Fuchs es lo suficientemente generoso como para no querer ser propietario exclusivo de la verdad (en lugar de afirmar, suele pensar en voz alta) ni de la tragedia. “Asociar el nazismo exclusivamente con la destrucción de los judíos es cometer dramáticas omisiones, que nos perjudican a todos”, recuerda en un texto. “Entre las víctimas del nazismo estuvieron los opositores políticos, las personas con discapacidad, los testigos de Jehová, los homosexuales, los ciudadanos polacos, los gitanos...” Tan generoso, que reconoce que se sigue “autocensurando”, filtrando los recuerdos (estuvo en Dachau, perdió al resto de la familia en Auschwitz), para que al interlocutor el relato no se le vuelva intolerable. No se esperen de El árbol de la muralla cadáveres apilados, hombres-esqueleto, kapos sádicos, ejecuciones sumarias. Basta con una sola afirmación, más poderosa que mil descripciones: “Si la guerra duraba dos días más, yo no sobrevivía”.

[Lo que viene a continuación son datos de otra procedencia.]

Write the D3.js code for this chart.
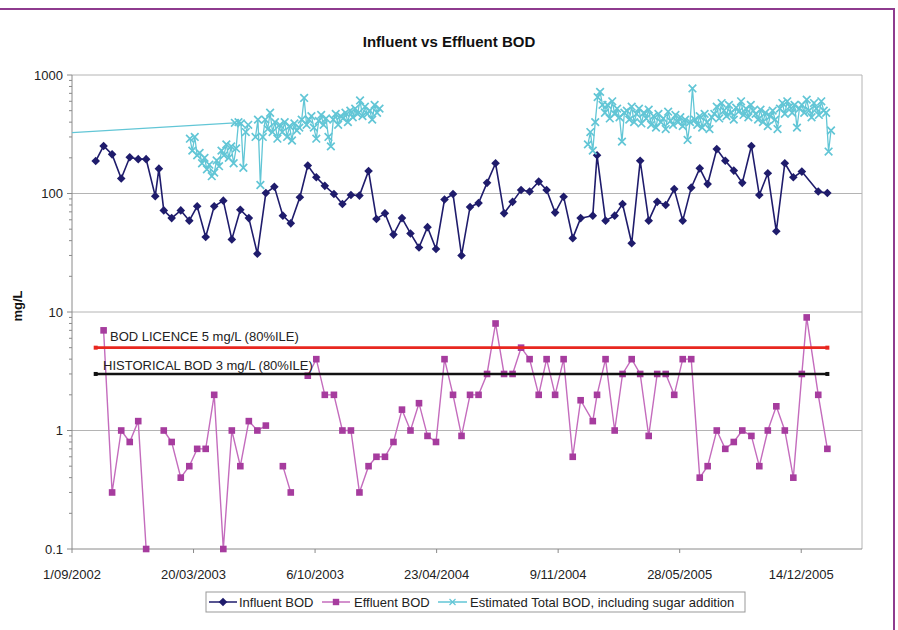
<!DOCTYPE html>
<html><head><meta charset="utf-8">
<script src="https://cdn.jsdelivr.net/npm/d3@7"></script>
<style>body{margin:0;background:#fff}svg{display:block;font-family:"Liberation Sans",Arial,sans-serif}</style>
</head><body><svg id="c" width="898" height="630"></svg>
<script>
// ---------------- data ----------------
const sampleDates = [
"2002-10-10","2002-10-23","2002-11-06","2002-11-21","2002-12-05","2002-12-19","2003-01-01","2003-01-16","2003-01-22","2003-01-30",
"2003-02-12","2003-02-27","2003-03-13","2003-03-26","2003-04-09","2003-04-23","2003-05-08","2003-05-22","2003-06-05","2003-06-19",
"2003-07-03","2003-07-17","2003-07-31","2003-08-14","2003-08-27","2003-09-11","2003-09-24","2003-10-08","2003-10-22","2003-11-06",
"2003-11-20","2003-12-04","2003-12-18","2004-01-02","2004-01-15","2004-01-29","2004-02-12","2004-02-26","2004-03-11","2004-03-25",
"2004-04-08","2004-04-22","2004-05-06","2004-05-20","2004-06-03","2004-06-17","2004-07-01","2004-07-15","2004-07-29","2004-08-12",
"2004-08-26","2004-09-09","2004-09-23","2004-10-08","2004-10-21","2004-11-04","2004-11-18","2004-12-03","2004-12-16","2005-01-05",
"2005-01-12","2005-01-26","2005-02-10","2005-02-23","2005-03-10","2005-03-24","2005-04-07","2005-04-21","2005-05-05","2005-05-19",
"2005-06-02","2005-06-16","2005-06-30","2005-07-13","2005-07-28","2005-08-11","2005-08-25","2005-09-08","2005-09-23","2005-10-06",
"2005-10-20","2005-11-03","2005-11-17","2005-12-01","2005-12-15","2005-12-23","2006-01-11","2006-01-26"];

const influentBOD = [
188,252,214,134,202,195,195,95,162,72,
62,72,59,78,43,78,87,41,73,62,
31,101,114,65,56,93,172,137,116,99,
81.5,97,96,155,61,68,45,62,46,35,
52,34,89,99,30,77,83,123,180,68,
85,107,104,126,107,69,94,42,62,65,
210,59,65,81.5,38,189,59,85,80,109,
59,112,163,120,237,189,156,123,252,97,
148,48,180,137,153,null,104,101];

const effluentBOD = [
null,7,0.3,1.0,0.8,1.2,0.1,null,null,1.0,
0.8,0.4,0.5,0.7,0.7,2.0,0.1,1.0,0.5,1.2,
1.0,1.1,null,0.5,0.3,null,2.9,4.0,2.0,2.0,
1.0,1.0,0.3,0.5,0.6,0.6,0.8,1.5,1.0,1.7,
0.9,0.8,4.0,2.0,0.9,2.0,2.0,3.0,8.0,3.0,
3.0,5.0,4.0,2.0,4.0,2.0,4.0,0.6,1.8,1.2,
2.0,4.0,1.0,3.0,4.0,3.0,0.9,3.0,3.0,2.0,
4.0,4.0,0.4,0.5,1.0,0.7,0.8,1.0,0.9,0.5,
1.0,1.6,1.0,0.4,3.0,9.0,2.0,0.7];

// Estimated total BOD incl. sugar addition (samples every 4 days)
const sugarLeadDates = ["2002-06-01","2003-05-27"];
const sugarLeadBOD = [305,395];
const sugarStart1 = "2003-03-14";
const sugarBOD1 = [290,230,300,210,220,180,200,160,175,140,150,190,170,230,210,260,200,250,180,240,
400,390,165,330,380,null,null,300,420,118,300,420,350,480,330,400,290,380,330,400,
300,370,280,390,340,360,420,640,380,420,450,360,290,410,460,380,430,300,250,420,
470,380,450,430,480,400,500,440,520,470,610,450,540,470,500,420,560,480,520];
const sugarStart2 = "2004-12-28";
const sugarBOD2 = [260,330,230,400,650,720,560,480,560,430,600,470,520,440,274,480,
500,420,540,400,470,520,390,480,430,510,
380,450,360,470,400,430,350,490,410,380,460,400,440,370,420,
283,400,770,420,380,450,360,470,400,350,440,
470,540,430,580,500,450,560,480,420,530,490,600,460,520,440,560,500,470,
420,510,400,480,370,450,500,420,
350,520,580,470,600,540,480,560,360,520,
560,480,620,500,440,580,520,460,600,500,480,226,340];
const sampleStepDays = 4;

const licenceLevel = 5, historicalLevel = 3;
const thresholdDates = ["2002-10-10","2006-01-26"];
const licenceLabel = "BOD LICENCE 5 mg/L (80%ILE)";
const historicalLabel = "HISTORICAL BOD 3 mg/L (80%ILE)";

const xTickLabels = ["1/09/2002","20/03/2003","6/10/2003","23/04/2004","9/11/2004","28/05/2005","14/12/2005"];
const xDomain = ["2002-09-01","2006-03-24"];
const yTicks = [0.1,1,10,100,1000];
const yTickLabels = ["0.1","1","10","100","1000"];
const seriesNames = ["Influent BOD","Effluent BOD","Estimated Total BOD, including sugar addition"];

// ---------------- drawing ----------------
const svg = d3.select("#c");
const P = {l:72, r:862, t:75, b:549};
const iso = d3.utcParse("%Y-%m-%d");
const dmy = d3.utcParse("%d/%m/%Y");
const x = d3.scaleUtc().domain(xDomain.map(iso)).range([P.l, P.r]);
const y = d3.scaleLog().domain([0.1,1000]).range([P.b, P.t]);

const C = {inf:"#1f1c6c", effM:"#a63c9e", effL:"#c46cbd", cyan:"#62c6d6", red:"#e8271f", blk:"#111", grid:"#b4b4b4", axis:"#8a8a8a", frame:"#8e3b8e"};

// outer purple frame
svg.append("path").attr("d", `M0,9H894V630`).attr("fill","none").attr("stroke",C.frame).attr("stroke-width",2);

// title
svg.append("text").attr("x",449).attr("y",47).attr("text-anchor","middle")
  .attr("font-size",15).attr("font-weight","bold").attr("fill","#111").text("Influent vs Effluent BOD");

// gridlines
svg.append("g").selectAll("line").data(yTicks.slice(1)).join("line")
  .attr("x1",P.l).attr("x2",P.r).attr("y1",d=>y(d)).attr("y2",d=>y(d))
  .attr("stroke",C.grid).attr("stroke-width",1);
// right border
svg.append("line").attr("x1",P.r).attr("x2",P.r).attr("y1",P.t).attr("y2",P.b).attr("stroke",C.grid);

// y axis
const yAx = svg.append("g");
yAx.append("line").attr("x1",P.l).attr("x2",P.l).attr("y1",P.t).attr("y2",P.b).attr("stroke",C.axis);
yAx.selectAll(".maj").data(yTicks).join("line").attr("class","maj")
  .attr("x1",P.l-5).attr("x2",P.l).attr("y1",d=>y(d)).attr("y2",d=>y(d)).attr("stroke",C.axis);
const minors = [];
yTicks.slice(0,-1).forEach(d=>{ for(let k=2;k<10;k++) minors.push(d*k); });
yAx.selectAll(".min").data(minors).join("line").attr("class","min")
  .attr("x1",P.l-3).attr("x2",P.l).attr("y1",d=>y(d)).attr("y2",d=>y(d)).attr("stroke",C.axis);
yAx.selectAll("text").data(yTicks).join("text")
  .attr("x",P.l-9).attr("y",d=>y(d)).attr("dy","0.36em").attr("text-anchor","end")
  .attr("font-size",13).attr("fill","#222").text((d,i)=>yTickLabels[i]);
svg.append("text").attr("transform","translate(22,306) rotate(-90)").attr("text-anchor","middle")
  .attr("font-size",13).attr("font-weight","bold").attr("fill","#111").text("mg/L");

// x axis
const xAx = svg.append("g");
xAx.append("line").attr("x1",P.l).attr("x2",P.r).attr("y1",P.b).attr("y2",P.b).attr("stroke",C.axis);
xAx.selectAll("line.t").data(xTickLabels).join("line").attr("class","t")
  .attr("x1",d=>x(dmy(d))).attr("x2",d=>x(dmy(d))).attr("y1",P.b).attr("y2",P.b+4).attr("stroke",C.axis);
xAx.selectAll("text").data(xTickLabels).join("text")
  .attr("x",d=>x(dmy(d))).attr("y",579).attr("text-anchor","middle")
  .attr("font-size",13).attr("fill","#222").text(d=>d);

// clip
svg.append("clipPath").attr("id","pc").append("rect").attr("x",P.l).attr("y",P.t-6).attr("width",P.r-P.l).attr("height",P.b-P.t+12);
const plot = svg.append("g").attr("clip-path","url(#pc)");

const diamond = "M0,-4.3L4.3,0L0,4.3L-4.3,0Z";
const cross = "M-3.8,-3.8L3.8,3.8M-3.8,3.8L3.8,-3.8";

// influent
const infPts = sampleDates.map((d,i)=>({d:iso(d), v:influentBOD[i]})).filter(p=>p.v!=null);
const line = d3.line().x(p=>x(p.d)).y(p=>y(p.v));
plot.append("path").attr("d",line(infPts)).attr("fill","none").attr("stroke",C.inf).attr("stroke-width",1.6);
plot.selectAll(".inf").data(infPts).join("path").attr("class","inf")
  .attr("transform",p=>`translate(${x(p.d)},${y(p.v)})`).attr("d",diamond).attr("fill",C.inf);

// effluent (gaps where no sample)
const effPts = sampleDates.map((d,i)=>({d:iso(d), v:effluentBOD[i]}));
plot.append("path").attr("d",d3.line().defined(p=>p.v!=null).x(p=>x(p.d)).y(p=>y(p.v))(effPts))
  .attr("fill","none").attr("stroke",C.effL).attr("stroke-width",1.4);
plot.selectAll(".eff").data(effPts.filter(p=>p.v!=null)).join("rect").attr("class","eff")
  .attr("x",p=>x(p.d)-3.3).attr("y",p=>y(p.v)-3.3).attr("width",6.6).attr("height",6.6).attr("fill",C.effM);

// estimated total BOD
function run(start, vals){ const s=iso(start); return vals.map((v,i)=>({d:d3.utcDay.offset(s,i*sampleStepDays), v})); }
const sugarRuns = [sugarLeadDates.map((d,i)=>({d:iso(d), v:sugarLeadBOD[i]})), run(sugarStart1,sugarBOD1), run(sugarStart2,sugarBOD2)];
const cyanLine = d3.line().defined(p=>p.v!=null).x(p=>x(p.d)).y(p=>y(p.v));
sugarRuns.forEach(r=>{
  plot.append("path").attr("d",cyanLine(r)).attr("fill","none").attr("stroke",C.cyan).attr("stroke-width",1.3);
  plot.append("g").selectAll("path").data(r.filter(p=>p.v!=null)).join("path")
    .attr("transform",p=>`translate(${x(p.d)},${y(p.v)})`).attr("d",cross)
    .attr("stroke",C.cyan).attr("stroke-width",1.7).attr("fill","none");
});

// threshold lines
[[licenceLevel,C.red],[historicalLevel,C.blk]].forEach(([lv,col])=>{
  const pts = thresholdDates.map(d=>({d:iso(d), v:lv}));
  plot.append("path").attr("d",line(pts)).attr("stroke",col).attr("stroke-width",2.6).attr("fill","none");
  plot.selectAll(null).data(pts).join("rect").attr("x",p=>x(p.d)-2).attr("y",p=>y(p.v)-2)
    .attr("width",4).attr("height",4).attr("fill",col);
});
svg.append("text").attr("x",110).attr("y",y(licenceLevel)-7).attr("font-size",13).attr("fill","#222").text(licenceLabel);
svg.append("text").attr("x",103).attr("y",y(historicalLevel)-4).attr("font-size",13).attr("fill","#222").text(historicalLabel);

// legend
const lg = svg.append("g");
lg.append("rect").attr("x",206).attr("y",592).attr("width",539).attr("height",20).attr("fill","#fff").attr("stroke","#999");
const lgItems = [
  {x0:209, x1:237, tx:239, col:C.inf, mark:"d"},
  {x0:322, x1:350, tx:354, col:C.effL, mark:"s"},
  {x0:438, x1:467, tx:470, col:C.cyan, mark:"x"}];
lgItems.forEach((it,i)=>{
  const cy=602, cx=(it.x0+it.x1)/2;
  lg.append("line").attr("x1",it.x0).attr("x2",it.x1).attr("y1",cy).attr("y2",cy).attr("stroke",it.col).attr("stroke-width",1.5);
  if(it.mark==="d") lg.append("path").attr("transform",`translate(${cx},${cy})`).attr("d",diamond).attr("fill",C.inf);
  if(it.mark==="s") lg.append("rect").attr("x",cx-3.2).attr("y",cy-3.2).attr("width",6.4).attr("height",6.4).attr("fill",C.effM);
  if(it.mark==="x") lg.append("path").attr("transform",`translate(${cx},${cy})`).attr("d","M-3,-3L3,3M-3,3L3,-3").attr("stroke",C.cyan).attr("stroke-width",1.2);
  lg.append("text").attr("x",it.tx).attr("y",cy).attr("dy","0.36em").attr("font-size",13).attr("fill","#222").text(seriesNames[i]);
});
</script></body></html>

Fuchs sobrevivió, ya cumplió 88, no ignora que la naturaleza humana no se parece a las películas de Disney (“Por algo el primer mandamiento dice ‘No matarás’, ¿no? Quiere decir que la gente se mata”), no olvida nada y, sin embargo, sonríe. “Mataron a millones, pero no nos pudieron deshumanizar”, dice. “Mi abuelo me decía que el que escucha se convierte en testigo”, le recuerda a la nieta. Como quien entrega un legado, de modo muy alusivo y sin hacer sentir el peso del legado. El espectador escucha, y se convierte en testigo.